WHAT IS NEEDED
Copy each line of the data below exactly, leaving out pictures.

┄┄┄┄┄┄┄┄┄┄

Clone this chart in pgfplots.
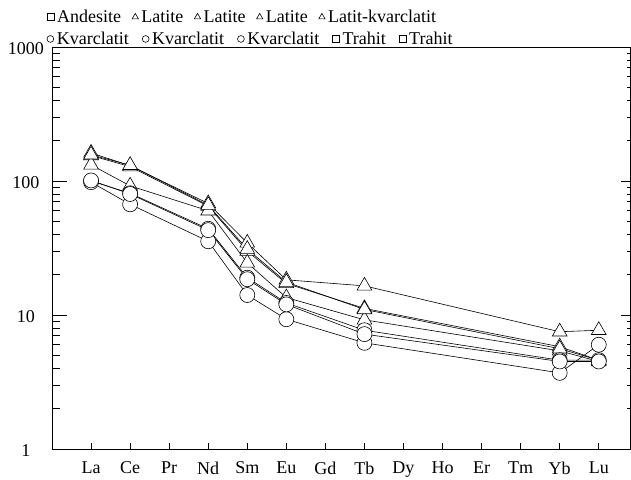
\documentclass[border=0pt]{standalone}
\usepackage{fontspec}
\setmainfont{Liberation Serif}
\usepackage{pgfplots}
\pgfplotsset{compat=1.18}
\pgfplotsset{
  tri/.style={black, line width=0.6pt, mark=triangle*, mark size=8.5pt, mark options={fill=white, draw=black, line width=0.6pt, solid}},
  cir/.style={black, line width=0.6pt, mark=*, mark size=7.5pt, mark options={fill=white, draw=black, line width=0.6pt, solid}},
  sqr/.style={black, line width=0.6pt, mark=square*, mark options={fill=white, draw=black, line width=0.6pt}},
}
\begin{document}
\begin{tikzpicture}
\useasboundingbox (-52pt,-30pt) rectangle (579pt,449pt);
% main axis: left ticks, bottom ticks, row 1 of legend
\begin{axis}[
  at={(0pt,0pt)}, anchor=south west,
  scale only axis, width=578pt, height=402pt,
  xmin=0, xmax=14.8, ymin=1, ymax=1000, ymode=log,
  axis line style={line width=0.9pt},
  tick style={line width=0.7pt, black},
  tick align=inside,
  clip=false,
  legend cell align=left,
  xtick={1,...,14},
  xticklabels={La,Ce,Pr,Nd,Sm,Eu,Gd,Tb,Dy,Ho,Er,Tm,Yb,Lu},
  xtick pos=bottom,
  xtick style={/pgfplots/major tick length=6pt},
  xticklabel style={font=\fontsize{18}{20}\selectfont, yshift=-9pt},
  ytick={1,10,100,1000},
  yticklabels={1,10,100,1000},
  minor ytick={2,3,4,5,6,7,8,9,20,30,40,50,60,70,80,90,200,300,400,500,600,700,800,900},
  ytick pos=left,
  major tick length=15pt,
  minor tick length=8pt,
  yticklabel style={font=\fontsize{18}{20}\selectfont, inner sep=0pt, text width=52pt, align=center, anchor=east, yshift=-2pt},
  legend columns=5,
  legend style={draw=none, fill=none, inner sep=0pt, anchor=west,
    at={(axis description cs:-0.009,1.0746)},
    font=\fontsize{18}{20}\selectfont,
    nodes={inner sep=0.5pt},
    /tikz/every odd column/.append style={column sep=2.5pt},
    /tikz/every even column/.append style={column sep=10.5pt}},
  legend image code/.code={\draw[#1,mark size=3.6pt,line width=0.5pt] plot coordinates {(0pt,0pt)};},
]
\addlegendimage{sqr}
\addlegendentry{Andesite}
\addplot[tri] coordinates {(1,162) (2,130) (4,68) (5,34.5) (6,18.3) (8,16.5) (13,7.5) (14,7.7)};
\addlegendentry{Latite}
\addplot[tri] coordinates {(1,155) (2,128) (4,65) (5,30) (6,17.2) (8,11.2) (13,5.8) (14,4.6)};
\addlegendentry{Latite}
\addplot[tri] coordinates {(1,132) (2,92) (4,60) (5,24.5) (6,13.5) (8,9.2) (13,5.4) (14,4.5)};
\addlegendentry{Latite}
\addplot[tri] coordinates {(1,157) (2,131) (4,66) (5,31) (6,17.6) (8,11.0) (13,5.6) (14,4.6)};
\addlegendentry{Latit-kvarclatit}
\end{axis}
% overlay axis: right ticks, row 2 of legend
\begin{axis}[
  at={(0pt,0pt)}, anchor=south west,
  scale only axis, width=578pt, height=402pt,
  xmin=0, xmax=14.8, ymin=1, ymax=1000, ymode=log,
  axis line style={line width=0.9pt},
  tick style={line width=0.7pt, black},
  tick align=inside,
  clip=false,
  legend cell align=left,
  xtick=\empty,
  ytick={1,10,100,1000},
  yticklabels={},
  minor ytick={},
  ytick pos=right,
  major tick length=9pt,
  legend columns=5,
  legend style={draw=none, fill=none, inner sep=0pt, anchor=west,
    at={(axis description cs:-0.009,1.020)},
    font=\fontsize{18}{20}\selectfont,
    nodes={inner sep=0.5pt},
    /tikz/every odd column/.append style={column sep=2.5pt},
    /tikz/every even column/.append style={column sep=13pt}},
  legend image code/.code={\draw[#1,mark size=3.4pt,line width=0.5pt] plot coordinates {(0pt,0pt)};},
]
\addplot[cir] coordinates {(1,100) (2,81) (4,44) (5,19) (6,12.3) (8,7.7) (13,4.6) (14,4.6)};
\addlegendentry{Kvarclatit}
\addplot[cir] coordinates {(1,98) (2,67) (4,35.5) (5,14.1) (6,9.3) (8,6.2) (13,3.7) (14,6.0)};
\addlegendentry{Kvarclatit}
\addplot[cir] coordinates {(1,101) (2,80) (4,43) (5,18.5) (6,12.0) (8,7.2) (13,4.5) (14,4.5)};
\addlegendentry{Kvarclatit}
\addlegendimage{sqr}
\addlegendentry{Trahit}
\addlegendimage{sqr}
\addlegendentry{Trahit}
\end{axis}
\end{tikzpicture}
\end{document}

┄┄┄┄┄┄┄┄┄┄

FINISHED TASK
Clone this chart in pgfplots.
\documentclass[border=0pt]{standalone}
\usepackage{fontspec}
\setmainfont{Liberation Serif}
\usepackage{pgfplots}
\pgfplotsset{compat=1.18}
\pgfplotsset{
  tri/.style={black, line width=0.6pt, mark=triangle*, mark size=8.5pt, mark options={fill=white, draw=black, line width=0.6pt, solid}},
  cir/.style={black, line width=0.6pt, mark=*, mark size=7.5pt, mark options={fill=white, draw=black, line width=0.6pt, solid}},
  sqr/.style={black, line width=0.6pt, mark=square*, mark options={fill=white, draw=black, line width=0.6pt}},
}
\begin{document}
\begin{tikzpicture}
\useasboundingbox (-52pt,-30pt) rectangle (579pt,449pt);
% main axis: left ticks, bottom ticks, row 1 of legend
\begin{axis}[
  at={(0pt,0pt)}, anchor=south west,
  scale only axis, width=578pt, height=402pt,
  xmin=0, xmax=14.8, ymin=1, ymax=1000, ymode=log,
  axis line style={line width=0.9pt},
  tick style={line width=0.7pt, black},
  tick align=inside,
  clip=false,
  legend cell align=left,
  xtick={1,...,14},
  xticklabels={La,Ce,Pr,Nd,Sm,Eu,Gd,Tb,Dy,Ho,Er,Tm,Yb,Lu},
  xtick pos=bottom,
  xtick style={/pgfplots/major tick length=6pt},
  xticklabel style={font=\fontsize{18}{20}\selectfont, yshift=-9pt},
  ytick={1,10,100,1000},
  yticklabels={1,10,100,1000},
  minor ytick={2,3,4,5,6,7,8,9,20,30,40,50,60,70,80,90,200,300,400,500,600,700,800,900},
  ytick pos=left,
  major tick length=15pt,
  minor tick length=8pt,
  yticklabel style={font=\fontsize{18}{20}\selectfont, inner sep=0pt, text width=52pt, align=center, anchor=east, yshift=-2pt},
  legend columns=5,
  legend style={draw=none, fill=none, inner sep=0pt, anchor=west,
    at={(axis description cs:-0.009,1.0746)},
    font=\fontsize{18}{20}\selectfont,
    nodes={inner sep=0.5pt},
    /tikz/every odd column/.append style={column sep=2.5pt},
    /tikz/every even column/.append style={column sep=10.5pt}},
  legend image code/.code={\draw[#1,mark size=3.6pt,line width=0.5pt] plot coordinates {(0pt,0pt)};},
]
\addlegendimage{sqr}
\addlegendentry{Andesite}
\addplot[tri] coordinates {(1,162) (2,130) (4,68) (5,34.5) (6,18.3) (8,16.5) (13,7.5) (14,7.7)};
\addlegendentry{Latite}
\addplot[tri] coordinates {(1,155) (2,128) (4,65) (5,30) (6,17.2) (8,11.2) (13,5.8) (14,4.6)};
\addlegendentry{Latite}
\addplot[tri] coordinates {(1,132) (2,92) (4,60) (5,24.5) (6,13.5) (8,9.2) (13,5.4) (14,4.5)};
\addlegendentry{Latite}
\addplot[tri] coordinates {(1,157) (2,131) (4,66) (5,31) (6,17.6) (8,11.0) (13,5.6) (14,4.6)};
\addlegendentry{Latit-kvarclatit}
\end{axis}
% overlay axis: right ticks, row 2 of legend
\begin{axis}[
  at={(0pt,0pt)}, anchor=south west,
  scale only axis, width=578pt, height=402pt,
  xmin=0, xmax=14.8, ymin=1, ymax=1000, ymode=log,
  axis line style={line width=0.9pt},
  tick style={line width=0.7pt, black},
  tick align=inside,
  clip=false,
  legend cell align=left,
  xtick=\empty,
  ytick={1,10,100,1000},
  yticklabels={},
  minor ytick={},
  ytick pos=right,
  major tick length=9pt,
  legend columns=5,
  legend style={draw=none, fill=none, inner sep=0pt, anchor=west,
    at={(axis description cs:-0.009,1.020)},
    font=\fontsize{18}{20}\selectfont,
    nodes={inner sep=0.5pt},
    /tikz/every odd column/.append style={column sep=2.5pt},
    /tikz/every even column/.append style={column sep=13pt}},
  legend image code/.code={\draw[#1,mark size=3.4pt,line width=0.5pt] plot coordinates {(0pt,0pt)};},
]
\addplot[cir] coordinates {(1,100) (2,81) (4,44) (5,19) (6,12.3) (8,7.7) (13,4.6) (14,4.6)};
\addlegendentry{Kvarclatit}
\addplot[cir] coordinates {(1,98) (2,67) (4,35.5) (5,14.1) (6,9.3) (8,6.2) (13,3.7) (14,6.0)};
\addlegendentry{Kvarclatit}
\addplot[cir] coordinates {(1,101) (2,80) (4,43) (5,18.5) (6,12.0) (8,7.2) (13,4.5) (14,4.5)};
\addlegendentry{Kvarclatit}
\addlegendimage{sqr}
\addlegendentry{Trahit}
\addlegendimage{sqr}
\addlegendentry{Trahit}
\end{axis}
\end{tikzpicture}
\end{document}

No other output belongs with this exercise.